Тут стали вызывать на допросы обоих генералов — трофейного и административного, и я понял, что Романова держали в тюрьме совсем не из-за потерь с доставкой оборудования, а по общему со вторым генералом делу. Романов молчал, а общительный министр быстро разболтался: когда Романова увели на допрос, он намекнул, что даёт показания на маршала Жукова, который якобы завербован американцами и является предателем и шпионом. Много позднее я узнал, что в это время Жуков впал в немилость у ревнивого генералиссимуса, который не терпел в своём окружении популярных в народе и даровитых людей. Жуков был переведён в Одессу, и жизнь его повисла на волоске. Вот тогда-то и сколачивалось дело об американской вербовке: лжесвидетели уже рьяно работали перьями по указке следователей, и судьба русского военного героя казалась предрешённой. Но у Сталина была большая кухня, и готовить острые блюда он не только любил, но и мастерски умел. Какие-то новые соображения помешали осуществлению задуманного убийства, а какие именно — когда-нибудь покажет история этих грозных лет.

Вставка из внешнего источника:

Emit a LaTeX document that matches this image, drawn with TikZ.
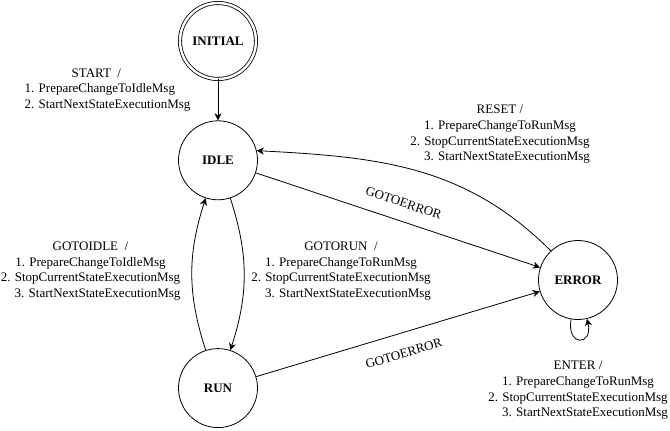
\documentclass[tikz,border=0pt]{standalone}
\usepackage{fontspec}
\setmainfont{Liberation Serif}
\usetikzlibrary{positioning, arrows.meta}

\begin{document}
\begin{tikzpicture}[x=1pt, y=1pt, thick, >={Stealth[length=7pt, width=7pt, inset=2pt]},
  state/.style = {draw, circle, minimum size=79pt, inner sep=0pt, font=\bfseries\fontsize{13}{15.7}\selectfont},
  initstate/.style = {state, minimum size=76pt, double, double distance=2.4pt},
  msg/.style = {align=center, font=\fontsize{13}{15.7}\selectfont}]
\useasboundingbox (0,0) rectangle (670,431);
\node[initstate] (initial) at (218,390) {INITIAL};
\node[state] (idle) [below=41pt of initial] {IDLE};
\node[state] (run) [below=148pt of idle] {RUN};
\node[state] (error) at (578,151) {ERROR};

\node[msg, align=left] (startmsg) at (107.5,341) {\hspace*{47pt}START\ \ /\\1. PrepareChangeToIdleMsg\\2. StartNextStateExecutionMsg};
\node[msg] (gotoidlemsg) at (90.5,160) {GOTOIDLE\ \ /\\1. PrepareChangeToIdleMsg\\2. StopCurrentStateExecutionMsg\\\hspace*{14pt}3. StartNextStateExecutionMsg};
\node[msg] (gotorunmsg) at (341,160) {GOTORUN\ \ /\\1. PrepareChangeToRunMsg\\2. StopCurrentStateExecutionMsg\\\hspace*{14pt}3. StartNextStateExecutionMsg};
\node[msg] (resetmsg) at (500,296.5) {RESET /\\1. PrepareChangeToRunMsg\\2. StopCurrentStateExecutionMsg\\\hspace*{14pt}3. StartNextStateExecutionMsg};
\node[msg] (entermsg) at (578,40.5) {ENTER /\\1. PrepareChangeToRunMsg\\2. StopCurrentStateExecutionMsg\\\hspace*{14pt}3. StartNextStateExecutionMsg};

\draw[->] (initial) -- (idle);
\draw[->] (idle) to[bend left=18] (run);
\draw[->] (run) to[bend left=18] (idle);
\draw[->] (idle) -- node[msg, sloped, above=10pt] (idleerr) {GOTOERROR} (error);
\draw[->] (run) -- node[msg, sloped, below=12pt] (runerr) {GOTOERROR} (error);
\draw[->] (error.133) to[out=135, in=-3] (idle.14);
\draw[->] (error.-100) to[out=-100, in=-77, distance=28pt] (error.-77);
\end{tikzpicture}
\end{document}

Оба генерала не являлись ни бандитами, ни ворами. Это были советские сановные бюрократы, вполне уверенные в том, что им всё позволено в силу занимаемых высоких должностей: гоголевский городничий возмущался, что его околоточный берёт не по чину, а то, что он вообще берёт, ему казалось само собой разумеющимся. Два генерала брали по чину и небрежно сообщали об этом случайному собеседнику, даже не понимая, что говорят что-то предосудительное. Но главное, что меня резануло по сердцу, — это была бездумная послушность. Она являлась проявлением привитой сверху и прочно сложившейся в сталинскую эпоху психологии, которая разрешала многим людям без физического давления легко и равнодушно давать ложные показания на кого угодно, в том числе и на своих бывших товарищей. А кто такой мой обвинитель Кедров, сын генерала и старого большевика, как не копия этих же вот генералов?
Игорь Кедров работал в ИНО в одно время со мной, хотя и не знал меня лично. Когда запланировали истребление кадровых работников, то Кедров вместе с ещё несколькими людьми, исполнительность которых казалась несомненной, был выбран в следователи. Он вёл следствие как тогда было положено, то есть избиениями принуждал арестованных товарищей признаваться в выдуманных преступлениях. Большинство было расстреляно, кое-кто уцелел. В Норильске я встретил Антоновского, на этапе — Фишера (из Копенгагена), после освобождения — Нотарьева. Игорь Кедров написал в ЦК письмо с разоблачением техники допросов и оформления дел, и для его характеристики как человека интересно, когда именно он подал заявление — в начале работы следователем или в конце, то есть писал он как свежий человек, ужаснувшийся сталинской кухне, или как опытный повар, учуявший близость расплаты? Приблизило ли это письмо его арест? Интересный вопрос! Во всяком случае, его стали бить уже в квартире, при аресте. Не в отместку ли за попытку снять с себя ответственность? Я не жалею, что этого подхалима расстреляли — он закономерная жертва системы, которой прислуживал. Поэтому разговоры обоих генералов мне показались интересными, и я постарался их запомнить, видя в них продукт тогдашних общественных отношений. Встреча с такими напарниками оказалась для меня поучительной: она помогла многое понять и во многом разобраться.